Alumni Spotlight: Genice Rabe

Graduated: Class of 1972  
Major at CHC: History  
Lives in: Salem, Ore.  
Career: retired labor and civil rights lawyer  
Song on repeat: Any classical piece from Carl Nielsen, the Danish composer  
Coffee or tea: “Morning coffee, all the way!”  
Guilty pleasure: “I read way too many mystery novels.”  
Favorite memory at CHC: “Taking a class on the economics of winemaking with a few colleagues, although my credits didn’t transfer over to the University of Connecticut. Now, I look back and think about how behind the times they were.”  

Genice Rabe stands in front of the stone and brick steps of Chapman Hall's west entrance.

In 1972, Genice Rabe remembers the time she spent tucked away in a corner of the library at University of Oregon. She spent much of her time examining and translating documents written in German. It was all in preparation for her senior thesis as a Clark Honors College student on the rise of national socialism among German university students. 

She had recently returned to UO after a year abroad in Germany, where she immersed herself in German culture and language at Stuttgart University. She went on to pursue a master’s degree in history at the University of Connecticut, followed by getting her law degree from Southern Methodist University. It wasn’t the path that she had initially charted for herself. But just seven years after graduating from Clark Honors College, Rabe found herself in a profession where she could make a difference as a lawyer.   

“When somebody would ask me a question, I would always get the answer because I would research whatever it took,” says Rabe. 

In between school, Rabe worked various jobs including as a substitute teacher. But she was looking for something “that she could always do” and that’s how she settled on pursuing a law degree. She says the communication and research-based skills she had acquired as an undergraduate were transferable. 

With her law degree in hand, Rabe landed a job in Texas, working for the firm Mullinax, Wells, Baab and Cloutman. After 12 years, she moved on to become a sole practitioner until 2008. “I was a labor lawyer representing unions and an employment discrimination lawyer representing workers,” says Rabe. 

After 30 years in Texas, Rabe decided to relocate to Salem, Ore.  She worked as legislative counsel for Northwest Legal Justice Project, a non-profit in Portland representing immigrant workers. 

“I did not have a career as a historian,” she says. “I had a career as a lawyer. But the Honors College was very important to me.
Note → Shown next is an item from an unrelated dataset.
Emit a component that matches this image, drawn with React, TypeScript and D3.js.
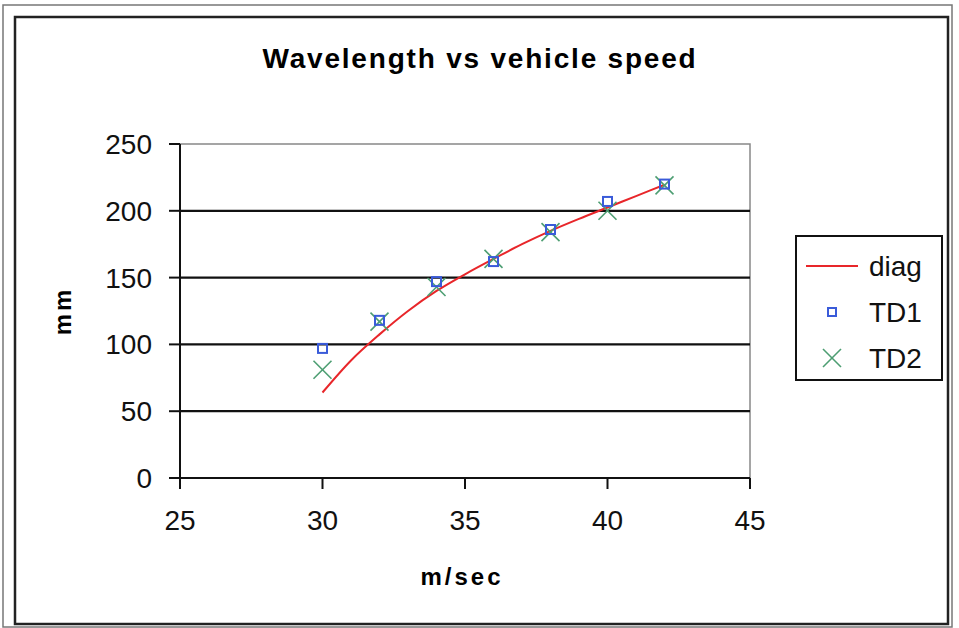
import React from "react";
import * as d3 from "d3";

const xTicks = [25, 30, 35, 40, 45];
const yTicks = [0, 50, 100, 150, 200, 250];

const td1X = [30, 32, 34, 36, 38, 40, 42];
const td1Y = [97, 118, 147, 162, 186, 207, 220];

const td2X = [30, 32, 34, 36, 38, 40, 42];
const td2Y = [81, 117, 143, 164, 184, 200, 219];

const diagX = [30, 31, 32, 33, 34, 35, 36, 37, 38, 39, 40, 41, 42];
const diagY = [64, 88, 107.5, 125, 140, 152.5, 164, 175, 185, 194, 202.5, 211, 219.5];

const legendLabels = ["diag", "TD1", "TD2"];

const FONT = "'Liberation Sans', Arial, sans-serif";

export default function App() {
  const x = d3.scaleLinear().domain([25, 45]).range([180, 750]);
  const y = d3.scaleLinear().domain([0, 250]).range([478, 144]);

  const line = d3
    .line<number>()
    .x((d, i) => x(diagX[i]))
    .y((d) => y(d))
    .curve(d3.curveMonotoneX);

  const red = "#e8262a";
  const blue = "#3a5bd9";
  const green = "#4d9e72";

  const sq = 9;
  const xs = 9;

  return (
    <svg
      width={959}
      height={628}
      style={{ position: "absolute", left: 0, top: 0, background: "#fff" }}
    >
      <rect x={0} y={0} width={959} height={628} fill="#fff" />
      {/* outer frames */}
      <rect x={3} y={5} width={949} height={622} fill="none" stroke="#777" strokeWidth={1.5} />
      <rect x={15} y={17} width={933} height={607} fill="#fff" stroke="#222" strokeWidth={2.5} />

      {/* title */}
      <text
        x={480}
        y={68}
        textAnchor="middle"
        fontFamily={FONT}
        fontWeight="bold"
        fontSize={28}
        letterSpacing={1.8}
      >
        Wavelength vs vehicle speed
      </text>

      {/* plot area border */}
      <rect x={180} y={144} width={570} height={334} fill="none" stroke="#888" strokeWidth={1.5} />

      {/* gridlines */}
      {yTicks
        .filter((t) => t > 0 && t < 250)
        .map((t) => (
          <line key={"g" + t} x1={180} x2={750} y1={y(t)} y2={y(t)} stroke="#111" strokeWidth={2.2} />
        ))}

      {/* y axis */}
      <line x1={180} x2={180} y1={144} y2={478} stroke="#111" strokeWidth={2} />
      {yTicks.map((t) => (
        <g key={"y" + t}>
          <line x1={169} x2={180} y1={y(t)} y2={y(t)} stroke="#111" strokeWidth={2} />
          <text
            x={152}
            y={y(t) + 10}
            textAnchor="end"
            fontFamily={FONT}
            fontSize={28}
            fill="#111"
          >
            {t}
          </text>
        </g>
      ))}

      {/* x axis */}
      <line x1={180} x2={750} y1={478} y2={478} stroke="#111" strokeWidth={2} />
      {xTicks.map((t) => (
        <g key={"x" + t}>
          <line x1={x(t)} x2={x(t)} y1={478} y2={489} stroke="#111" strokeWidth={2} />
          <text
            x={x(t)}
            y={530}
            textAnchor="middle"
            fontFamily={FONT}
            fontSize={28}
            fill="#111"
          >
            {t}
          </text>
        </g>
      ))}

      {/* axis titles */}
      <text
        x={462}
        y={585}
        textAnchor="middle"
        fontFamily={FONT}
        fontWeight="bold"
        fontSize={24}
        letterSpacing={3}
      >
        m/sec
      </text>
      <text
        transform="translate(71,311) rotate(-90)"
        textAnchor="middle"
        fontFamily={FONT}
        fontWeight="bold"
        fontSize={24}
        letterSpacing={3}
      >
        mm
      </text>

      {/* diag line */}
      <path d={line(diagY) || ""} fill="none" stroke={red} strokeWidth={2} />

      {/* TD2 markers */}
      {td2Y.map((v, i) => (
        <g key={"t2" + i} stroke={green} strokeWidth={1.6}>
          <line x1={x(td2X[i]) - xs} x2={x(td2X[i]) + xs} y1={y(v) - xs} y2={y(v) + xs} />
          <line x1={x(td2X[i]) - xs} x2={x(td2X[i]) + xs} y1={y(v) + xs} y2={y(v) - xs} />
        </g>
      ))}

      {/* TD1 markers */}
      {td1Y.map((v, i) => (
        <rect
          key={"t1" + i}
          x={x(td1X[i]) - sq / 2}
          y={y(v) - sq / 2}
          width={sq}
          height={sq}
          fill="none"
          stroke={blue}
          strokeWidth={2}
        />
      ))}

      {/* legend */}
      <rect x={796} y={236} width={146} height={144} fill="#fff" stroke="#111" strokeWidth={2} />
      {legendLabels.map((l, i) => {
        const cy = 266 + i * 46;
        return (
          <g key={l}>
            {i === 0 && <line x1={806} x2={858} y1={cy} y2={cy} stroke={red} strokeWidth={2} />}
            {i === 1 && (
              <rect x={832 - 4} y={cy - 4} width={8} height={8} fill="none" stroke={blue} strokeWidth={2} />
            )}
            {i === 2 && (
              <g stroke={green} strokeWidth={1.6}>
                <line x1={823} x2={841} y1={cy - 9} y2={cy + 9} />
                <line x1={823} x2={841} y1={cy + 9} y2={cy - 9} />
              </g>
            )}
            <text x={869} y={cy + 10} fontFamily={FONT} fontSize={28} fill="#111">
              {l}
            </text>
          </g>
        );
      })}
    </svg>
  );
}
Throughout my life, the experience of German history and of my thesis kept coming back, and it was very relevant. I also traveled a great deal and I think this was triggered by my CHC experience.” 

Rabe’s craving for travel only grew after her CHC experience. She and her husband, Stephen Rabe, who is an author and a historian, have prioritized seeing the world. They have traveled all over Europe and Latin America. 
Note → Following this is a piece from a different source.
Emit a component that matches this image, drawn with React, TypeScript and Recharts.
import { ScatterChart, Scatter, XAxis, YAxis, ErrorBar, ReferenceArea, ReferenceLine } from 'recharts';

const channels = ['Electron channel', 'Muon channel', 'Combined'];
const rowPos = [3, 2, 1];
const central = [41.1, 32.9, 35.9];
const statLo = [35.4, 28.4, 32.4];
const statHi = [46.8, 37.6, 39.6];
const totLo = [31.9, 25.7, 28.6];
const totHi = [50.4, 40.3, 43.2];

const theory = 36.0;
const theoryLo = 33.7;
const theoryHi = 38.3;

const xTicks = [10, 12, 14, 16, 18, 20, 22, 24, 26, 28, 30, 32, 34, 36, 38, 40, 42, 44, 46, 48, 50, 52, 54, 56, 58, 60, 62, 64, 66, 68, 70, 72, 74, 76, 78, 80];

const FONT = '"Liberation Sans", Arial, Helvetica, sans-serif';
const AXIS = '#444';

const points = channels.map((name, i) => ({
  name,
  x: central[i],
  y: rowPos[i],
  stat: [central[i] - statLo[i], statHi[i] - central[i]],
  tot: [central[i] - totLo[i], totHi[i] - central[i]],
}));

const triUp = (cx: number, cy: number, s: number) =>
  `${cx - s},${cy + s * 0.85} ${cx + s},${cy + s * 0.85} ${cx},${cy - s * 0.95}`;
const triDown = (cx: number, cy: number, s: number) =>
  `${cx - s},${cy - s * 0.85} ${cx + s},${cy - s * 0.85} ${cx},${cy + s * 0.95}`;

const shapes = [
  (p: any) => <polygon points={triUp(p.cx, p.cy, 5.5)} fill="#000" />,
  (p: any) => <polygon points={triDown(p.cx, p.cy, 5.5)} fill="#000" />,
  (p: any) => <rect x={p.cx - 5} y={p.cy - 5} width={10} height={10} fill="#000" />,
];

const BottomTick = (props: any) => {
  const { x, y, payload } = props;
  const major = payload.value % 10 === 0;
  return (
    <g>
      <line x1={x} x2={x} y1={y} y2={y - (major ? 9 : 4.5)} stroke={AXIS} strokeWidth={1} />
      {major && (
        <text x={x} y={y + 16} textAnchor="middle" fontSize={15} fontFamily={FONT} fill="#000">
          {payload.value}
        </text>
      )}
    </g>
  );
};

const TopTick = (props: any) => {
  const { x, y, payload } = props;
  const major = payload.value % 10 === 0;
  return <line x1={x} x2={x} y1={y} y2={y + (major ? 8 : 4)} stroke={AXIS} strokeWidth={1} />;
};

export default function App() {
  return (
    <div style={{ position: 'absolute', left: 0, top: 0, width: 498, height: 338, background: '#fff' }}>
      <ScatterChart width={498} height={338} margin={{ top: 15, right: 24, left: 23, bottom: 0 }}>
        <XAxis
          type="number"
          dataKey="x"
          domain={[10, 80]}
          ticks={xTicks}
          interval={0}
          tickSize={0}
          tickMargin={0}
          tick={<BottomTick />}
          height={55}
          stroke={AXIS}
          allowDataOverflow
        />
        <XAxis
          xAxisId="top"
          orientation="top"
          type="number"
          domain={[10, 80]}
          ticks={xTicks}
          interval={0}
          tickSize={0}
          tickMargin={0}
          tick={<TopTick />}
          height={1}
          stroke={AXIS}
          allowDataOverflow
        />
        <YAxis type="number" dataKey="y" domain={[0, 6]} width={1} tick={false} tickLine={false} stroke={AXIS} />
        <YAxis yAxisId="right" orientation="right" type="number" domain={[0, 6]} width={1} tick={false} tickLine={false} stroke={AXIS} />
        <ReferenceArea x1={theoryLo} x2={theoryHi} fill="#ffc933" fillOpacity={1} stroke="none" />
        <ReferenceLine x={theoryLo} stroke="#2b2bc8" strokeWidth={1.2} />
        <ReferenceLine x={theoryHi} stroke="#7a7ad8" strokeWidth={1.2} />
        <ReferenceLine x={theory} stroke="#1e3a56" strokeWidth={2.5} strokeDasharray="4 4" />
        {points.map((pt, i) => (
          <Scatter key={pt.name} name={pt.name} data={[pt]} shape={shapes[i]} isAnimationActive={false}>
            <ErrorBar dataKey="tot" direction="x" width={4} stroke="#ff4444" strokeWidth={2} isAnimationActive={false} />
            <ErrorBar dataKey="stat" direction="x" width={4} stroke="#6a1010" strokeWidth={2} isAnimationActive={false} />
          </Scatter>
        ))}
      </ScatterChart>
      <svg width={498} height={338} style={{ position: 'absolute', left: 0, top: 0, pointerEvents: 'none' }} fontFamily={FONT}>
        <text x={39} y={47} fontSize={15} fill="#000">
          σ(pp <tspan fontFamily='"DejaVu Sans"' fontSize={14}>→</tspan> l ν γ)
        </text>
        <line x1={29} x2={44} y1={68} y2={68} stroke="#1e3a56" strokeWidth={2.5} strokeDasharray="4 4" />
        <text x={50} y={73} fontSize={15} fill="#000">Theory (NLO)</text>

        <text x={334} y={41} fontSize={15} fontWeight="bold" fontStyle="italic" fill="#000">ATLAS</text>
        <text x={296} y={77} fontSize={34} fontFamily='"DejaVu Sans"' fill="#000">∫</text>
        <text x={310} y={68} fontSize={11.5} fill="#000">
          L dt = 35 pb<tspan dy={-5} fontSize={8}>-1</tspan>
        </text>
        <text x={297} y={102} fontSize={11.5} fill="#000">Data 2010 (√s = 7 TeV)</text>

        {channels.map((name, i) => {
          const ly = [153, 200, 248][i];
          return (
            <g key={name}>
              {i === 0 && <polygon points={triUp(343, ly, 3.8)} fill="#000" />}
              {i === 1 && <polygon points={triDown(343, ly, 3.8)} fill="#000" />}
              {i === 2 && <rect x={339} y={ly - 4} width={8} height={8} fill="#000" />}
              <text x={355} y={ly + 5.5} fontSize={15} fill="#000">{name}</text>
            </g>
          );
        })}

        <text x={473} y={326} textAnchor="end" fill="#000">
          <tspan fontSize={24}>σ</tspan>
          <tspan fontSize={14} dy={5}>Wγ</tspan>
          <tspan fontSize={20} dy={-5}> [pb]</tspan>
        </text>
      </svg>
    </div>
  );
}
Genice Rabe fondly recalls a trip to a village in Normandy that the couple took in May 2019. They visited the seaside area to explore familial ties and to do research for Stephen Rabe’s book, The Lost Paratroopers of Normandy: A Story of Resistance, Courage, and Solidarity in a French Village. 

His father was a paratrooper during World War II and was one of 150 military personnel hidden and fed by the villagers of Graignes. In return, the paratroopers protected the village for as long as they could during a Nazi attack in June 1944. During their visit, the Rabes met the mayor, who revealed historical documents from the war as well as a daily record of the German regiment that overtook the village. To his dismay, the record was all in German and he couldn’t figure out what was in it. That’s when Genice Rabe stepped in. “Well, I’ll take it and translate it for you,” she told him. 

A year later, she returned a translated record to the mayor that her husband also ended up using for his book. She credits the Honors College for pushing her to pursue her language skills and develop a passion for academic research. 

She urges all CHC students to “have as many different experiences substantively with subject matter – and socially and culturally – as you possibly can. You’re most likely going to regret something you did not do over something you did do.” 

Although she’s now retired, Rabe remains deeply connected to the Honors College community through her endowment of the Frank Herbert Mingle Thesis Research Fund, named after her grandfather. The fund supports students who are conducting research for their senior thesis, the capstone project for all CHC graduates. She wants the fund to serve as an encouragement to students to follow what they’re passionate about even if they lack the money for research or travel. 

“I think traveling can change lives and determine people’s futures because of what they see. I am happy about that, and I hope the fund will help many people,” says Rabe.